====== Given data
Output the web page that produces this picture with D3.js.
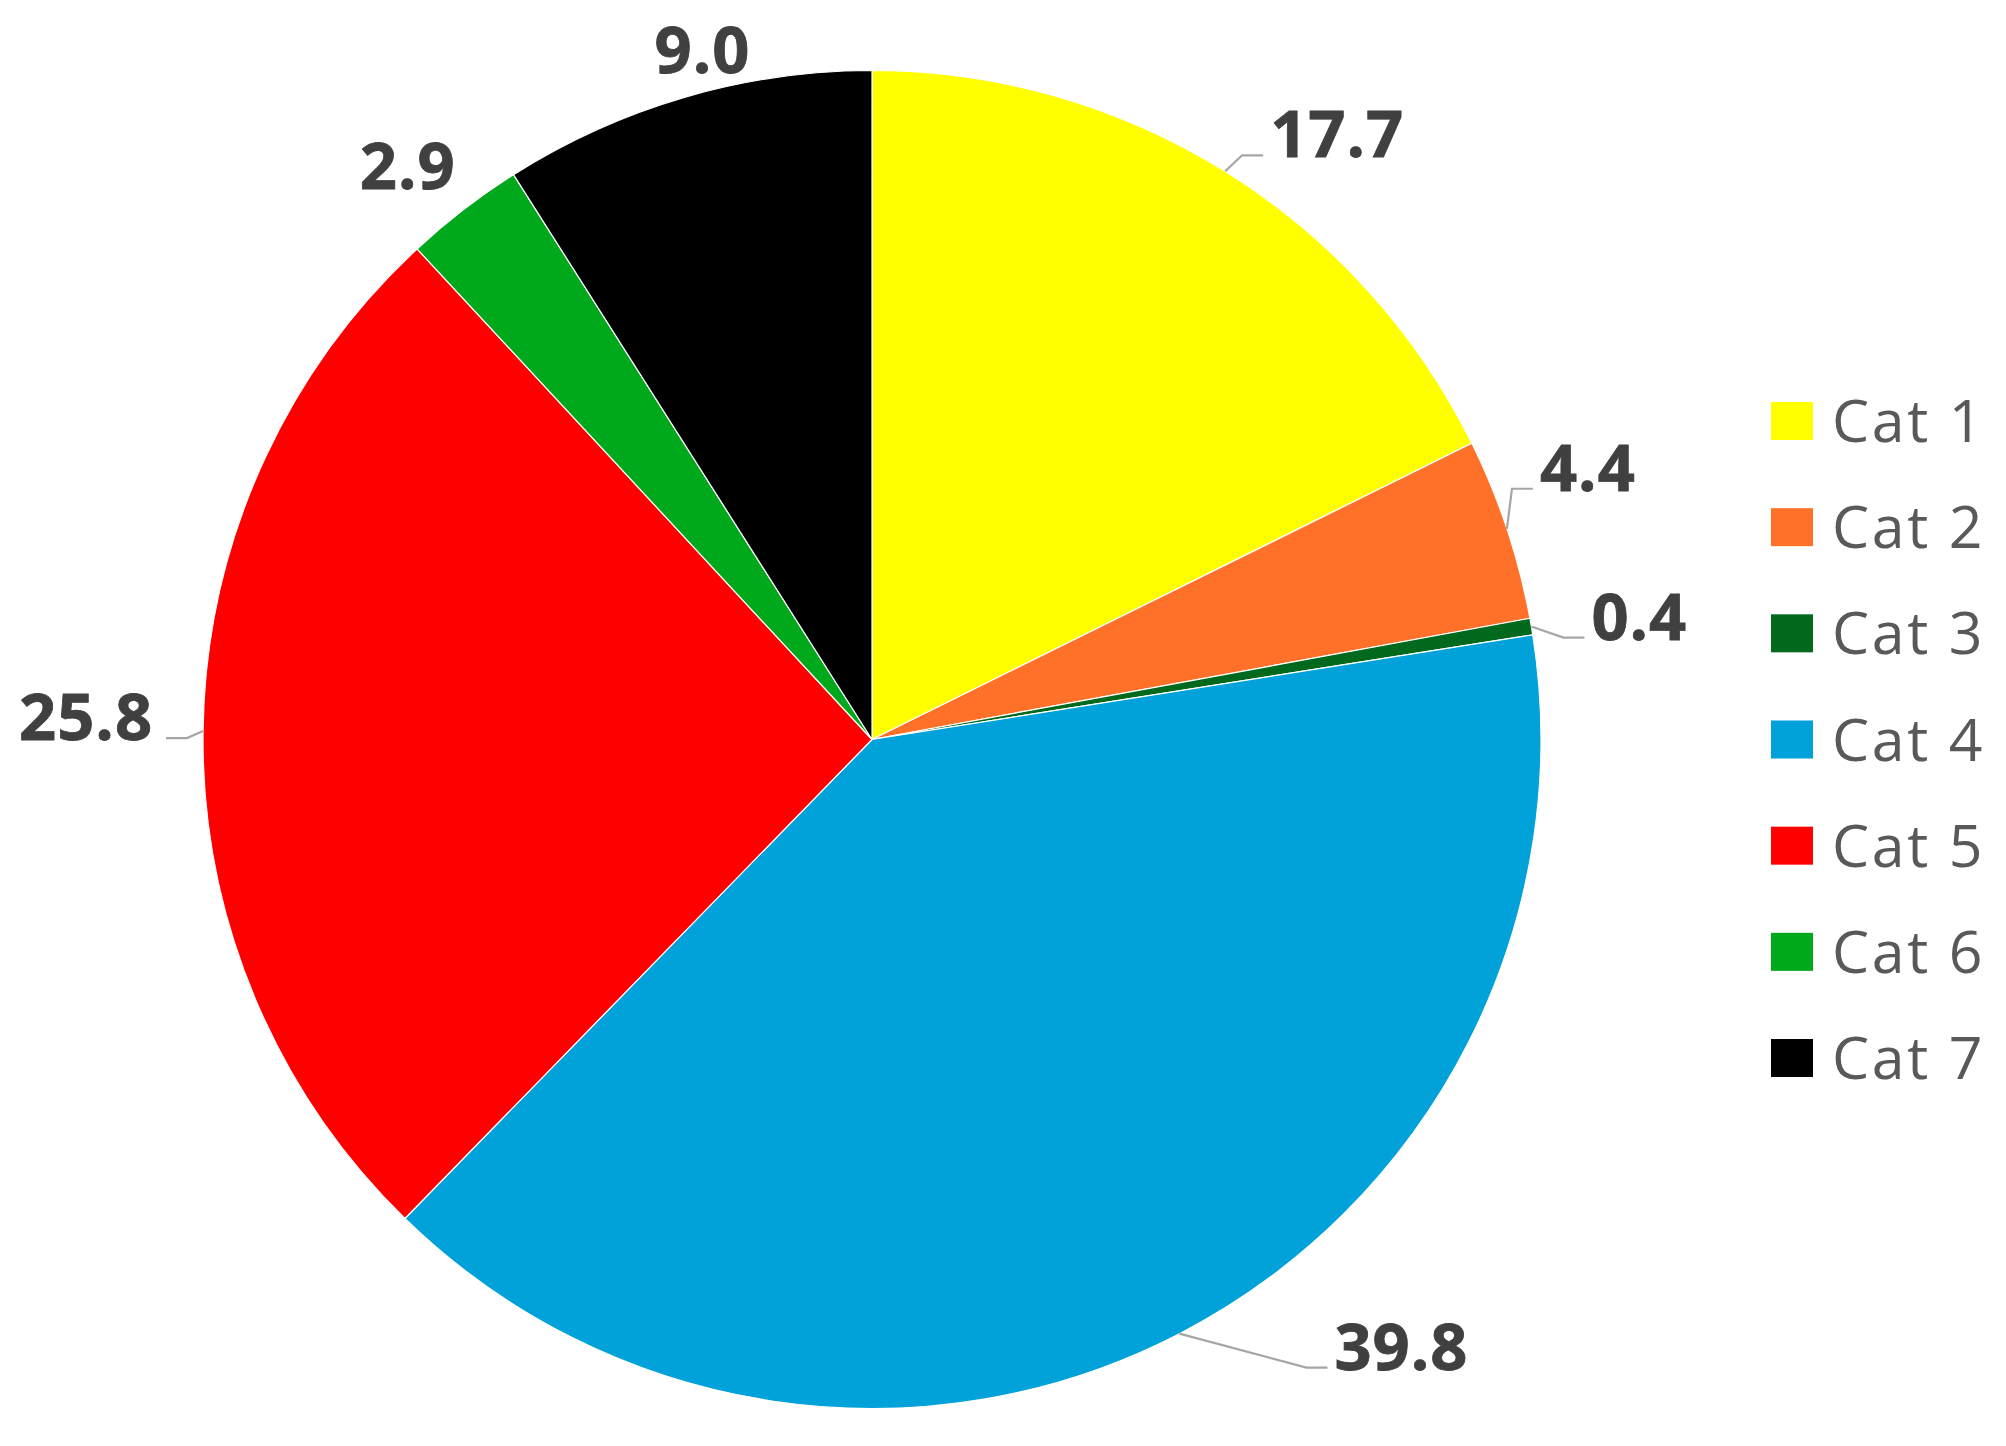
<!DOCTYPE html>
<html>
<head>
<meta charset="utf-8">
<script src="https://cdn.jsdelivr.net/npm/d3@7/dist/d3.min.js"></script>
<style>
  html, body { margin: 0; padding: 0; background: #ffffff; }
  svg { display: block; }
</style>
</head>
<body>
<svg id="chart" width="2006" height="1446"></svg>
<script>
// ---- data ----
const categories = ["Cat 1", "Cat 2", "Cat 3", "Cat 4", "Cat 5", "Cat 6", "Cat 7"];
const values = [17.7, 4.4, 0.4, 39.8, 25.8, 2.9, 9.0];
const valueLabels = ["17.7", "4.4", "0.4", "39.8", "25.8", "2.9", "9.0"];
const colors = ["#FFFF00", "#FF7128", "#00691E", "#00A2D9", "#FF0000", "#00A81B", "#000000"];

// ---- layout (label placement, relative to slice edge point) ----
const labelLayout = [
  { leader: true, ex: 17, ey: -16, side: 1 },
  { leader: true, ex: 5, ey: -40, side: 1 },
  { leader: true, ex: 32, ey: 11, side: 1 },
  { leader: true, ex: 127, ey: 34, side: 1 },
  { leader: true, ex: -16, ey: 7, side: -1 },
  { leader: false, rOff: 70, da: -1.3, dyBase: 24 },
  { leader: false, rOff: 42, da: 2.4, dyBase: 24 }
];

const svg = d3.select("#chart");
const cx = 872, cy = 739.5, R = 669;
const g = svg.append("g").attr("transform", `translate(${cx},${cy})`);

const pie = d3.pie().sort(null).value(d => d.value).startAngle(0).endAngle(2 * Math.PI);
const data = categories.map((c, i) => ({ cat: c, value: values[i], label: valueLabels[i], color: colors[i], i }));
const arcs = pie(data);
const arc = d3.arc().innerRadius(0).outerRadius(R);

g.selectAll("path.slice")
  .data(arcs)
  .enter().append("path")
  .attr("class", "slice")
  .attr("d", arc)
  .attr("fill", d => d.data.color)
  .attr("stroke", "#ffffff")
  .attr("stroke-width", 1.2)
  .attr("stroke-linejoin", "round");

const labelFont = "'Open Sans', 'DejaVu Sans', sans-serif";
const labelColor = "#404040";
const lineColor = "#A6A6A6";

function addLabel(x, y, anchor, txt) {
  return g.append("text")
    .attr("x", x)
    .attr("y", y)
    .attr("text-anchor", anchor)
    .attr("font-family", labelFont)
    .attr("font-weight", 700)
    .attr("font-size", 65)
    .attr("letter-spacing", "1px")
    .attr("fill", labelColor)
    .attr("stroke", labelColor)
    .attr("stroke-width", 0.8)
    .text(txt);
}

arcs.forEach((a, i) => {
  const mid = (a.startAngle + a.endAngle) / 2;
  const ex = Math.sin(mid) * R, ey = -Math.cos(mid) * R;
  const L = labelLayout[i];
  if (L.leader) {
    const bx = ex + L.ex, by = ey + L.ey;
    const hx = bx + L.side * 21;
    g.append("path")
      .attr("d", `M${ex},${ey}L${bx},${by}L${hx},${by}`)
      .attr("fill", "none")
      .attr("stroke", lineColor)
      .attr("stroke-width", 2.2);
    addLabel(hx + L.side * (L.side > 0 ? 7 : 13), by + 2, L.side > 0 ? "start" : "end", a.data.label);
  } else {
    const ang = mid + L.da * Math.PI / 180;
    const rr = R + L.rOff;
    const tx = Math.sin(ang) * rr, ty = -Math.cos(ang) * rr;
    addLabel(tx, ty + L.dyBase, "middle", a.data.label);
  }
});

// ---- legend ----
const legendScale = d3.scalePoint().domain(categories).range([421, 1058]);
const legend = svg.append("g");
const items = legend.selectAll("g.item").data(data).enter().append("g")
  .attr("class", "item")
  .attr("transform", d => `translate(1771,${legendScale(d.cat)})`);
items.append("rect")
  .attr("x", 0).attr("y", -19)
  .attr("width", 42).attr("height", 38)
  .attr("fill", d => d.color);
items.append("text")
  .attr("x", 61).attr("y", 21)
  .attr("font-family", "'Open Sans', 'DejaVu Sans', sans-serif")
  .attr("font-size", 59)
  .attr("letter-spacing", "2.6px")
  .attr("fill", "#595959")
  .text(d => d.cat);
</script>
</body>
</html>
============
====== Given data
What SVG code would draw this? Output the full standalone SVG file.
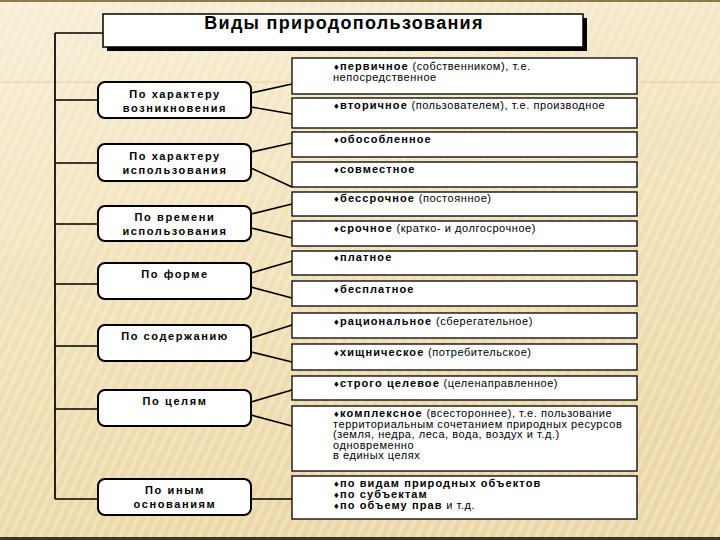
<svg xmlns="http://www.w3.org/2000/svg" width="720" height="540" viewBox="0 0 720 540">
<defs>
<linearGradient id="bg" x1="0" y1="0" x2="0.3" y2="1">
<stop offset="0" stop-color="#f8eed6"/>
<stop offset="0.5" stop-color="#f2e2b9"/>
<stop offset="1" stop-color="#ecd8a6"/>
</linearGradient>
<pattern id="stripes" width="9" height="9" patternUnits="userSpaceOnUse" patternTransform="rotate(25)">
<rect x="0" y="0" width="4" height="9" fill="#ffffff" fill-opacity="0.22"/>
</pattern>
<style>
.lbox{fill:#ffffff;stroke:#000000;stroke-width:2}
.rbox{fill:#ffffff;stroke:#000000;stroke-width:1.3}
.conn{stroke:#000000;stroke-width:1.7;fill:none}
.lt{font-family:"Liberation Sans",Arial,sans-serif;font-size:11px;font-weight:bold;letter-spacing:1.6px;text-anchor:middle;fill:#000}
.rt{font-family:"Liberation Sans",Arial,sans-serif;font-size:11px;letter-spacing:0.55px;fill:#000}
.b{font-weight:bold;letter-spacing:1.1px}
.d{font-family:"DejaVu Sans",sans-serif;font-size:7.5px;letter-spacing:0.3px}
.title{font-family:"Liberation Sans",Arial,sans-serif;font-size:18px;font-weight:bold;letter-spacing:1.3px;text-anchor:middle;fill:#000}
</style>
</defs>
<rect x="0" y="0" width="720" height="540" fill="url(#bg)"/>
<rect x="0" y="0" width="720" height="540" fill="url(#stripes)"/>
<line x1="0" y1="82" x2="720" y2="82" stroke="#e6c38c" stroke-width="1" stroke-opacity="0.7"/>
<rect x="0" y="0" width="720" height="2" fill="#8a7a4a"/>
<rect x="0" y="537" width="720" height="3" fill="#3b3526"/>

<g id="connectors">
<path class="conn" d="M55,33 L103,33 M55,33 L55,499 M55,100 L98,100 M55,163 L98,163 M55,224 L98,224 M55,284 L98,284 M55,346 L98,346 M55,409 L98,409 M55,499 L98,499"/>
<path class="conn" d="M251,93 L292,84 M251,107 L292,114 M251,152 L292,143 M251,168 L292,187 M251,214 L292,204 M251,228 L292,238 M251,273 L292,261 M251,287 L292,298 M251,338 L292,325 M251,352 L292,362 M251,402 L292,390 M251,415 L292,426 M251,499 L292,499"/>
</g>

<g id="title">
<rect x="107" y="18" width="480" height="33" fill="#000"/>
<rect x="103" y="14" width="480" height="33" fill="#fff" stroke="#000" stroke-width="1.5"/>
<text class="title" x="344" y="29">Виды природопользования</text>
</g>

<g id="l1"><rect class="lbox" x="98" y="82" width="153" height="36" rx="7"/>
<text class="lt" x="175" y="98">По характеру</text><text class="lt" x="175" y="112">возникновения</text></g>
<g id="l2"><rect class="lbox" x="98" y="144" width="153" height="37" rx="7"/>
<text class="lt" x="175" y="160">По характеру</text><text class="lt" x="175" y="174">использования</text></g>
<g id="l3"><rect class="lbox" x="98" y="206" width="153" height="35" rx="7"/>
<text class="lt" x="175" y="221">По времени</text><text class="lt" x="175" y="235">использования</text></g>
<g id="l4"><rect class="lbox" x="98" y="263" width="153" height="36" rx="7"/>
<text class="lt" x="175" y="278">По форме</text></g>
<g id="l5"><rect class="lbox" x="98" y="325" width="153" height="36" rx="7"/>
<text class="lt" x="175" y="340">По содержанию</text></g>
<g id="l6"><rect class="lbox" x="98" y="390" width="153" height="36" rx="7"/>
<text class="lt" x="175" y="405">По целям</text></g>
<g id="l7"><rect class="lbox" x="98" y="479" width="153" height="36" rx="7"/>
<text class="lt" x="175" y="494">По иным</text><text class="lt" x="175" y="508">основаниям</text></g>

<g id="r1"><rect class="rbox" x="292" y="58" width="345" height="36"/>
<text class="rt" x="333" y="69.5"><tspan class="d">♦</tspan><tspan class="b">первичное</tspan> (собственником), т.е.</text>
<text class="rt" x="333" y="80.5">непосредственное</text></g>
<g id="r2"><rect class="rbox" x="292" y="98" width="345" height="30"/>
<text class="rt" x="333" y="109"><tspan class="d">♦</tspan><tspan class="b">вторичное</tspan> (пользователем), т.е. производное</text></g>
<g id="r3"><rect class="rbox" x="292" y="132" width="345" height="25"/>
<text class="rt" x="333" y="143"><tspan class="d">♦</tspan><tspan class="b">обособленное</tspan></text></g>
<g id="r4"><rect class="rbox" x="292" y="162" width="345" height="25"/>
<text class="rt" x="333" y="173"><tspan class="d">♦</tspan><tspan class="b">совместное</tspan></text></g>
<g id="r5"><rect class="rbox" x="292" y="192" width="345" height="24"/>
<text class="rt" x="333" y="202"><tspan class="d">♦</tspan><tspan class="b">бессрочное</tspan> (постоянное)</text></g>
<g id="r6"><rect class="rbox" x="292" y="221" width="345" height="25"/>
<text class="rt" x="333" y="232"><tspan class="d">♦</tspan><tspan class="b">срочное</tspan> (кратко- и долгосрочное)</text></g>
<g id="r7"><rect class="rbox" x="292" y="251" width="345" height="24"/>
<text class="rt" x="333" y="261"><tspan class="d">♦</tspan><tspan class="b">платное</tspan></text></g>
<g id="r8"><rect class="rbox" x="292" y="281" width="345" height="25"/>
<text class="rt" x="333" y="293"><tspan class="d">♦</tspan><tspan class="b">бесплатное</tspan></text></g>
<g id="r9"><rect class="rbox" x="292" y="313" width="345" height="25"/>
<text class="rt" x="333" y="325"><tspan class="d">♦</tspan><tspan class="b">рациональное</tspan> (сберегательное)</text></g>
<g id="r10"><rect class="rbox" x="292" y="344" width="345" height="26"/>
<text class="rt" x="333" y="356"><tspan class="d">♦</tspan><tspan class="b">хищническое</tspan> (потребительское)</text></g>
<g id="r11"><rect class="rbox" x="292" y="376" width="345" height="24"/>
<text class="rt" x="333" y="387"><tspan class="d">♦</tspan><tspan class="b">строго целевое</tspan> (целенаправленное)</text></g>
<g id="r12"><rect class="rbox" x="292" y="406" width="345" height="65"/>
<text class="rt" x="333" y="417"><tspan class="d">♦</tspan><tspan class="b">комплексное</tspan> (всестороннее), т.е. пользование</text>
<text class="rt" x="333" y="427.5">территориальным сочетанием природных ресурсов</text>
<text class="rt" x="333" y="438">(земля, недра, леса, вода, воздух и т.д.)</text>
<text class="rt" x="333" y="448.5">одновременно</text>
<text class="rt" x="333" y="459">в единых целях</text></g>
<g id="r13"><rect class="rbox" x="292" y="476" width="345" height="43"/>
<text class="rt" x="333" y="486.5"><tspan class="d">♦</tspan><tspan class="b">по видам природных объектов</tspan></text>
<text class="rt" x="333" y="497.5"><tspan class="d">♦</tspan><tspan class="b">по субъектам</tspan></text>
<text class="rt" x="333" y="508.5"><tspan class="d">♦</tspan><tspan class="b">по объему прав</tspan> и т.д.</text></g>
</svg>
============
Required task - Pull out all lines from the entries above in which the word "Output" appears.

Exercise response -
Output the web page that produces this picture with D3.js.
What SVG code would draw this? Output the full standalone SVG file.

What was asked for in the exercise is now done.